### Records for processing
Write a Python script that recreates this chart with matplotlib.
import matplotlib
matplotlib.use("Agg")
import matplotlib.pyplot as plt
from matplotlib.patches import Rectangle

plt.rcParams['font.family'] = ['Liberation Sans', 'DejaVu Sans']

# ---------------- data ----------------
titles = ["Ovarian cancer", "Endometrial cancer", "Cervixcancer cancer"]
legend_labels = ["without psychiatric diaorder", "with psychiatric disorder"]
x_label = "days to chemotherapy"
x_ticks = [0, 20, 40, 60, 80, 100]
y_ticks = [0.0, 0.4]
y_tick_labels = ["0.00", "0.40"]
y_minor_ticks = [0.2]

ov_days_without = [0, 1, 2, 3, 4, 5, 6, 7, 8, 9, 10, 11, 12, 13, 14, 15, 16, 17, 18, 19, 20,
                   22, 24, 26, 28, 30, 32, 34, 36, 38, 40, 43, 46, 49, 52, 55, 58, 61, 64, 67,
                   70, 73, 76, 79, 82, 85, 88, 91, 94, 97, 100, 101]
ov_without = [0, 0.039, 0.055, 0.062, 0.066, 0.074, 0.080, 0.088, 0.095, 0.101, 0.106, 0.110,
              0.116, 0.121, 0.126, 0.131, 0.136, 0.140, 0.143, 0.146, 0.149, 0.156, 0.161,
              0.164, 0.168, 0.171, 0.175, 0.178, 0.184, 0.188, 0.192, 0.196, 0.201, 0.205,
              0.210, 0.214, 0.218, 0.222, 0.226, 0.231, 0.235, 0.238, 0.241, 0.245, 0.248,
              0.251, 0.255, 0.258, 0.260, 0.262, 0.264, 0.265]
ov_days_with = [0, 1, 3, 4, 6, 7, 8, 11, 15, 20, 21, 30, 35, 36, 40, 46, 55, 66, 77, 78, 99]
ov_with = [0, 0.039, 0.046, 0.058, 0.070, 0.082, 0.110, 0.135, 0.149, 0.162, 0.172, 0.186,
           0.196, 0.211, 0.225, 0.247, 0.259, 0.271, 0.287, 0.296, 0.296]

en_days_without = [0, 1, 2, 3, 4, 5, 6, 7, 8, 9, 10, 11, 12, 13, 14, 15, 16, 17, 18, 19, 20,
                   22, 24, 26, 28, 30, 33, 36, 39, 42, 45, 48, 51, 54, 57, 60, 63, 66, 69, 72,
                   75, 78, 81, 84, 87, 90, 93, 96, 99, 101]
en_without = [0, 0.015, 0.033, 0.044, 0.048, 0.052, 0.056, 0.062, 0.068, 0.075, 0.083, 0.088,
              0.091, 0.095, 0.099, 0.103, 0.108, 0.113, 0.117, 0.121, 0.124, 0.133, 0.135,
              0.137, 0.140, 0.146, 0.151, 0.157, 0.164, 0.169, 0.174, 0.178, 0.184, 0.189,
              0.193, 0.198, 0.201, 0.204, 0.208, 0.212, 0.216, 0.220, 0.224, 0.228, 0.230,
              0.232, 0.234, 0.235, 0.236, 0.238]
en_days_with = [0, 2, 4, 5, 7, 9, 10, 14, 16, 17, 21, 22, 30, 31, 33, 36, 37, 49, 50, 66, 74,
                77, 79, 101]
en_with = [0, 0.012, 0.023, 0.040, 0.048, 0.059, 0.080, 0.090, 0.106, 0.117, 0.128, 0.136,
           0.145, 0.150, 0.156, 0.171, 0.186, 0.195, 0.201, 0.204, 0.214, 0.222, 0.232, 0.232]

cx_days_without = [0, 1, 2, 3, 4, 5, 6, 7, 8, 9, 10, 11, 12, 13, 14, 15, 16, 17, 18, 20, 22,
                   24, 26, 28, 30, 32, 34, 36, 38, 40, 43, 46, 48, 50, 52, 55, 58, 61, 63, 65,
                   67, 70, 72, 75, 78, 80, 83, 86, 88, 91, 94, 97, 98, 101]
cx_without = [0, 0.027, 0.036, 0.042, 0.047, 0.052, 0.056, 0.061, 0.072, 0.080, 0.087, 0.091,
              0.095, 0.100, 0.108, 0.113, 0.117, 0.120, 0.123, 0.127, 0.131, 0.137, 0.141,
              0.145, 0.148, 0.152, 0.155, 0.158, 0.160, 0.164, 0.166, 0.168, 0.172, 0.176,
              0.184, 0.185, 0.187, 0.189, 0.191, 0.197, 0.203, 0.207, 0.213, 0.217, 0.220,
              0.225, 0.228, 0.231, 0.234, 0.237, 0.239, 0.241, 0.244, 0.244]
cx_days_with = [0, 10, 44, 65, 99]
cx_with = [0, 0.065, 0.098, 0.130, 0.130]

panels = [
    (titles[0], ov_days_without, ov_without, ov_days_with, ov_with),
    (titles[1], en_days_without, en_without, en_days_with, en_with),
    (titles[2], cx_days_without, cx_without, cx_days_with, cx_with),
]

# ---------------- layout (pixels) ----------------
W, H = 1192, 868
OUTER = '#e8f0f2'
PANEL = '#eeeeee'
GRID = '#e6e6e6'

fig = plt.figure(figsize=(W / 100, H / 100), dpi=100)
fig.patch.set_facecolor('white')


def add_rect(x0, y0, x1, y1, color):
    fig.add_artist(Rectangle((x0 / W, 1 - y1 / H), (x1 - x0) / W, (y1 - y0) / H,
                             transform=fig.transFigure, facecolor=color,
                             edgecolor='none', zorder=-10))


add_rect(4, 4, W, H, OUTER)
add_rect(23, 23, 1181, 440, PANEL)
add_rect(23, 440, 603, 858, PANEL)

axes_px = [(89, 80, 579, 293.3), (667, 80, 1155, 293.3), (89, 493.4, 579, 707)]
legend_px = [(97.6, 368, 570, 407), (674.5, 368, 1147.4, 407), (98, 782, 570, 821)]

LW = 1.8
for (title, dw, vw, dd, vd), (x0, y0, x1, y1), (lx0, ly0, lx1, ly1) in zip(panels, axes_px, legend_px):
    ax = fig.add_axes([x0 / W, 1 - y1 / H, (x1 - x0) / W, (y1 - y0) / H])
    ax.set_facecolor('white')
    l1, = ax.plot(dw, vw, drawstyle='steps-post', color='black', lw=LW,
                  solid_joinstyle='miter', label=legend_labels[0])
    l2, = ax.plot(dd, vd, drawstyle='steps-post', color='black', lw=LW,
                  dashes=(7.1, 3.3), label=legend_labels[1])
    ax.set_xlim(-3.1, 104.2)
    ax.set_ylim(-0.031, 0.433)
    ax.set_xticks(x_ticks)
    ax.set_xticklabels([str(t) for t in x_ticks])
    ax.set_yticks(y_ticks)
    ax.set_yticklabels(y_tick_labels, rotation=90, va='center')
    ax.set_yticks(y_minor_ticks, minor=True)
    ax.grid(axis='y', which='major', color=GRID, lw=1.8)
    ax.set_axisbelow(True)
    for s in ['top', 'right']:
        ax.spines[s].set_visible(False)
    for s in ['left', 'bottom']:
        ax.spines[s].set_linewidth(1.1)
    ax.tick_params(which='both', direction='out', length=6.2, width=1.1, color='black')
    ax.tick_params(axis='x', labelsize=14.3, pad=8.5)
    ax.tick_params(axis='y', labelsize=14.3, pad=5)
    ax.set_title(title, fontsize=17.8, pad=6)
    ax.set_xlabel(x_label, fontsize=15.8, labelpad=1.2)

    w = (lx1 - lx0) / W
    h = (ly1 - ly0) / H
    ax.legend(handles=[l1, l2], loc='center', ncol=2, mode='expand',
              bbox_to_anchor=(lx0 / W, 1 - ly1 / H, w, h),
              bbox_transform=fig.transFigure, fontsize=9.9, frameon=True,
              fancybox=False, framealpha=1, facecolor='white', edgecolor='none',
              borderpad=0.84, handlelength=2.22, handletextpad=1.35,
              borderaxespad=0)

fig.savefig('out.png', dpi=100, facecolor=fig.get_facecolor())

==

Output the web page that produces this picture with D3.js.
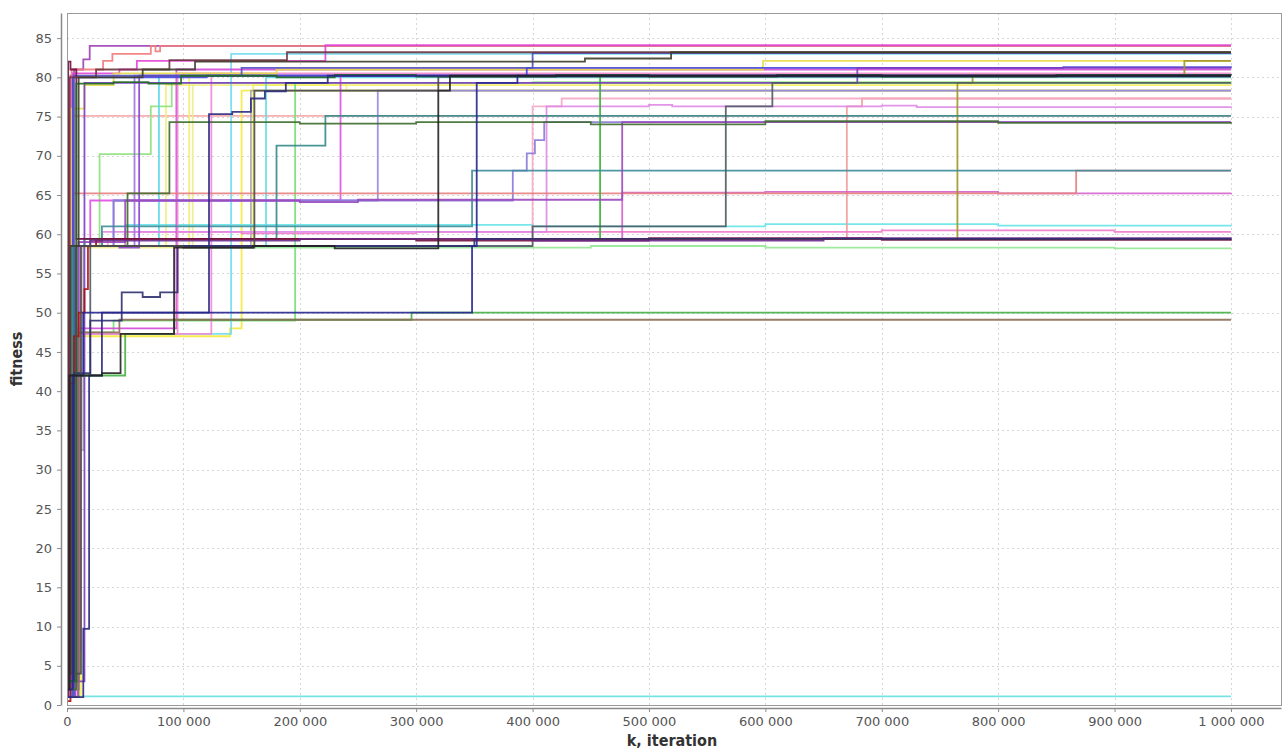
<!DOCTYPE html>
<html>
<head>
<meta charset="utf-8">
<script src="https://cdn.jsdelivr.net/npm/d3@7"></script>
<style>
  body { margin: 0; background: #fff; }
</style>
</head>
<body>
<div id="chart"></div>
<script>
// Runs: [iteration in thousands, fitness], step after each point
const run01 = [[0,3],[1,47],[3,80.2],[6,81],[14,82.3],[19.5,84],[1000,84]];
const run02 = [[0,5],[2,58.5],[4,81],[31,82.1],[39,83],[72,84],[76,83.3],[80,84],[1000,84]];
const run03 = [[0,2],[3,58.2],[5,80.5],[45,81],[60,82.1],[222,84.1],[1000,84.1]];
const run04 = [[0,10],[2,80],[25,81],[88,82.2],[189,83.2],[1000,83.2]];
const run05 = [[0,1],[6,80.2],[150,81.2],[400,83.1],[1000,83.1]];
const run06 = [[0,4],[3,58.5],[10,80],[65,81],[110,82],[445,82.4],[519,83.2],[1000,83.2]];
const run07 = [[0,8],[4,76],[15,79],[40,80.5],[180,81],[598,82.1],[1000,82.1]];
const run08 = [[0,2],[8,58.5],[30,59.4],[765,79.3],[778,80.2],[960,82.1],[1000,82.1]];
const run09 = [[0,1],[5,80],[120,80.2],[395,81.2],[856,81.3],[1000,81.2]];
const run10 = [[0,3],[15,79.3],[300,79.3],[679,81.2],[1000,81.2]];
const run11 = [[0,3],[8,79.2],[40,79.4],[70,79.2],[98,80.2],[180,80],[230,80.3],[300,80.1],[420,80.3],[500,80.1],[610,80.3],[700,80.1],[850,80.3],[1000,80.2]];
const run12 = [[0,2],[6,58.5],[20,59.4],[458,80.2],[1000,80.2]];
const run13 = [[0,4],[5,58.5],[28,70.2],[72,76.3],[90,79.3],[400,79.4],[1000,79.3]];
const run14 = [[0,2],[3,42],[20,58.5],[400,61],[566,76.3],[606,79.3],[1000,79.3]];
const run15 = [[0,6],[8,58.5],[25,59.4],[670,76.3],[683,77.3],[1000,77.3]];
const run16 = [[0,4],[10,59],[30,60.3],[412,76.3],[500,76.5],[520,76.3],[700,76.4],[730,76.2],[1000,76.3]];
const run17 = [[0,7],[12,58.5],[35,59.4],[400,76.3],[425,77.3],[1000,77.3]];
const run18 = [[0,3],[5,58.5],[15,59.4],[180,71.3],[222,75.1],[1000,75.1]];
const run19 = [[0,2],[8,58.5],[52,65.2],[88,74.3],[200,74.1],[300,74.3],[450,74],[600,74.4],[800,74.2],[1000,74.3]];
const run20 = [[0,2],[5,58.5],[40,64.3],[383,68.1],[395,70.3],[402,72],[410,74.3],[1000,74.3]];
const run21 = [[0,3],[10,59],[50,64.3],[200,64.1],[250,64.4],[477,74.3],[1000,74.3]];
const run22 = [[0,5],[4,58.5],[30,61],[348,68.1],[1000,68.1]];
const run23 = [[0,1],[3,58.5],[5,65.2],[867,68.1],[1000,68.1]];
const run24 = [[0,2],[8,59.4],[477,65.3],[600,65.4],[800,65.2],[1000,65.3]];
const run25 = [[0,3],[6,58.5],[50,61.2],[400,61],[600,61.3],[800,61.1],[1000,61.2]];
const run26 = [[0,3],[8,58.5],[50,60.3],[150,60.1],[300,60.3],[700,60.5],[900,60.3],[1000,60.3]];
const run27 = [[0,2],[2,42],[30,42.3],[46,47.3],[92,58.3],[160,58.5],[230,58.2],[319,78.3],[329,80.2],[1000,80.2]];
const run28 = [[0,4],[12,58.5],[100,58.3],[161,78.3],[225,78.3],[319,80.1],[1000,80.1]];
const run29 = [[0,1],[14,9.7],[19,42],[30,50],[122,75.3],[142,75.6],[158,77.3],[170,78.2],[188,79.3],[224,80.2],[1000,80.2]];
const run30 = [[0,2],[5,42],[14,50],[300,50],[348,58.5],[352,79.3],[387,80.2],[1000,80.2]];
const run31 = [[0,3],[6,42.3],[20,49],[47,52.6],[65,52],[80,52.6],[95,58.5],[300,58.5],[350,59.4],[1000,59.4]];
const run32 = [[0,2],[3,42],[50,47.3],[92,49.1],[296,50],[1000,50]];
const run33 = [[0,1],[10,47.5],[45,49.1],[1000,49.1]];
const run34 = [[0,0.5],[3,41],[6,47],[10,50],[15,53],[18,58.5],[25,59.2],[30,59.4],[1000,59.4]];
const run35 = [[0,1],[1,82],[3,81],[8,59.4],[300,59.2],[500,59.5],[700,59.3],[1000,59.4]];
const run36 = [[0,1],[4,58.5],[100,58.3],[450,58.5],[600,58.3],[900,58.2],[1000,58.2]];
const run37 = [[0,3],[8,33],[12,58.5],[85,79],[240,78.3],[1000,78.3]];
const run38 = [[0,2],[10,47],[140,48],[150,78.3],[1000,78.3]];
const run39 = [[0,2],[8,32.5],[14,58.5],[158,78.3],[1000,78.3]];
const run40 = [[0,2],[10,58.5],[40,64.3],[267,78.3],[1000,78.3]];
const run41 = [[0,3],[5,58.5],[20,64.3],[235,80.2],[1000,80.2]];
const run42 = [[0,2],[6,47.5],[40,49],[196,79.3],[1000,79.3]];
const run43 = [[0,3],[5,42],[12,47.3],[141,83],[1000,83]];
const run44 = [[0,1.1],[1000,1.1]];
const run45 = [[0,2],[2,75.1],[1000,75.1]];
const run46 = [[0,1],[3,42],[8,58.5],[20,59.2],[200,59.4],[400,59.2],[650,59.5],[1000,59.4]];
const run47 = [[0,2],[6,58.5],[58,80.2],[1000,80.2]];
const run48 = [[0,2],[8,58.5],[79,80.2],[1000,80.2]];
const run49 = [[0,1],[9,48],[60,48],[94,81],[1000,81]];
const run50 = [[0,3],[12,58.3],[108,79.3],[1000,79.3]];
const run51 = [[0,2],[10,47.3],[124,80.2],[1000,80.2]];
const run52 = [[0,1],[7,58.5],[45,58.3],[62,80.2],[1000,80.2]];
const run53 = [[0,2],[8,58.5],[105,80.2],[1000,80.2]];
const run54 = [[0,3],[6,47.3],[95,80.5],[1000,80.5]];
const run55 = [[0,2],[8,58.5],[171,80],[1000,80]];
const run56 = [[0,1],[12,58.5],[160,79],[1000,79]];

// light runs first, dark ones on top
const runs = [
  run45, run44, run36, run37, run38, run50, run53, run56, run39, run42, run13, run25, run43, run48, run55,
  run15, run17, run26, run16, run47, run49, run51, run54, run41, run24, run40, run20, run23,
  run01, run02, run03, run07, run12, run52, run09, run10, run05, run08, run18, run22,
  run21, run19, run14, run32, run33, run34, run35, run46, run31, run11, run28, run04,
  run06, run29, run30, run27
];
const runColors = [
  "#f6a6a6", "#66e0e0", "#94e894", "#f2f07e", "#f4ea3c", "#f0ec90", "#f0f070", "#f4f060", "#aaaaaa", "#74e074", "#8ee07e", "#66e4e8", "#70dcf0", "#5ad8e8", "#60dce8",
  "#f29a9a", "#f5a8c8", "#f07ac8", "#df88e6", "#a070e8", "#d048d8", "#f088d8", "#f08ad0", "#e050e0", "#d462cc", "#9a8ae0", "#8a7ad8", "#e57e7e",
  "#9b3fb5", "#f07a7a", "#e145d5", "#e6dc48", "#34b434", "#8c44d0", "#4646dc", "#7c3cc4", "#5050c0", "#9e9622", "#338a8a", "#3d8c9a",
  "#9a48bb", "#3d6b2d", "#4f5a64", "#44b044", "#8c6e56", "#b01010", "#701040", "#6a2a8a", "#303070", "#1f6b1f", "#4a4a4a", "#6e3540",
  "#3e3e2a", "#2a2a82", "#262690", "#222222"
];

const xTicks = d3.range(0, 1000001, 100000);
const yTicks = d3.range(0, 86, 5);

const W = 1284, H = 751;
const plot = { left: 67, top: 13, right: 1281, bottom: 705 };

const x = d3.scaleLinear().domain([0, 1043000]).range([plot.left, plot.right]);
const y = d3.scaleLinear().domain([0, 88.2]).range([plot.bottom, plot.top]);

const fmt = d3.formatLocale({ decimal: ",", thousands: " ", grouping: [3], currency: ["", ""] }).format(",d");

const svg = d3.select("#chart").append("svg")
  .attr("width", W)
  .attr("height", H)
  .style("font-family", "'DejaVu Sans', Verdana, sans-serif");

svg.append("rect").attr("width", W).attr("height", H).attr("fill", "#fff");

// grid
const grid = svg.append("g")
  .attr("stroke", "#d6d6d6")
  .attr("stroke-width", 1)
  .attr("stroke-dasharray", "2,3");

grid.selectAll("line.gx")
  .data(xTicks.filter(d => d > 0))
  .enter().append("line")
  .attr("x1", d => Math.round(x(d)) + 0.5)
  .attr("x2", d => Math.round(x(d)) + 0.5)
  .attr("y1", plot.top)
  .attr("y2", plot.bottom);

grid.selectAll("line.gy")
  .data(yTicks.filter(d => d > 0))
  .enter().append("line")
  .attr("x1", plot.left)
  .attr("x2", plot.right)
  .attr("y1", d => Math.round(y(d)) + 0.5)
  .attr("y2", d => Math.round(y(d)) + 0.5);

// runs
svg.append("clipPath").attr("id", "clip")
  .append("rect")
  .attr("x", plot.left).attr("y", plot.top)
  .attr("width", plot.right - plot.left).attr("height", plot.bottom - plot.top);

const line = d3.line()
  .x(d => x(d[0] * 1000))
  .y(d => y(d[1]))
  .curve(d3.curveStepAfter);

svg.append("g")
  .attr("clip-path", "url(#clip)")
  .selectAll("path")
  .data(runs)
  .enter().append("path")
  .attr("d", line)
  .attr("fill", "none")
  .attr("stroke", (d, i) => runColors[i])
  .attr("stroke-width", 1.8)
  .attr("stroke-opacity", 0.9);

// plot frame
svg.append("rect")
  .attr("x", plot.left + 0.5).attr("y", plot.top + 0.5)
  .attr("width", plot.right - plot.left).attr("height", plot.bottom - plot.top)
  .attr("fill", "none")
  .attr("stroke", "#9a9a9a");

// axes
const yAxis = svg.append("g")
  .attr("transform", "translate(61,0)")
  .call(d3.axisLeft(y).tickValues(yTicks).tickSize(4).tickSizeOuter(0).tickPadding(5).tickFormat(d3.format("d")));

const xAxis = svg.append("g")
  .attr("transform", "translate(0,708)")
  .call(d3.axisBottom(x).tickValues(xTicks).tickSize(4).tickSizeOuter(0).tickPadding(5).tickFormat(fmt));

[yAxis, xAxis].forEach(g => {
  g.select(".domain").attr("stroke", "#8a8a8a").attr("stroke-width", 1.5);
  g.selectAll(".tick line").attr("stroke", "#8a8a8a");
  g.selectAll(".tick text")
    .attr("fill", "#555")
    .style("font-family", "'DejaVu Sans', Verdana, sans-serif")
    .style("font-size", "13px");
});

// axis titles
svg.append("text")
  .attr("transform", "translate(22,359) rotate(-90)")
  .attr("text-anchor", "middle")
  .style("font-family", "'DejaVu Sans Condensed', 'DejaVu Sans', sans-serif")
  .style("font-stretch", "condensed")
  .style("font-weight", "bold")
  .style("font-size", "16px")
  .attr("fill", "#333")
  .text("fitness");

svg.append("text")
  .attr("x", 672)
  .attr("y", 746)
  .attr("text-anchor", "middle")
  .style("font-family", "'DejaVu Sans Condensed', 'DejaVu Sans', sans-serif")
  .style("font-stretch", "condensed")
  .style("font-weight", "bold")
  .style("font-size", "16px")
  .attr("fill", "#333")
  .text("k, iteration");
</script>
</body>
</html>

### Task to complete
Starting at the line that holds "Write a Python", copy each line exactly and stop after the line that holds "plt.rcParams['font.family'] = ['Liberation".

### Solution
Write a Python script that recreates this chart with matplotlib.
import matplotlib
matplotlib.use("Agg")
import matplotlib.pyplot as plt
from matplotlib.patches import Rectangle

plt.rcParams['font.family'] = ['Liberation Sans', 'DejaVu Sans']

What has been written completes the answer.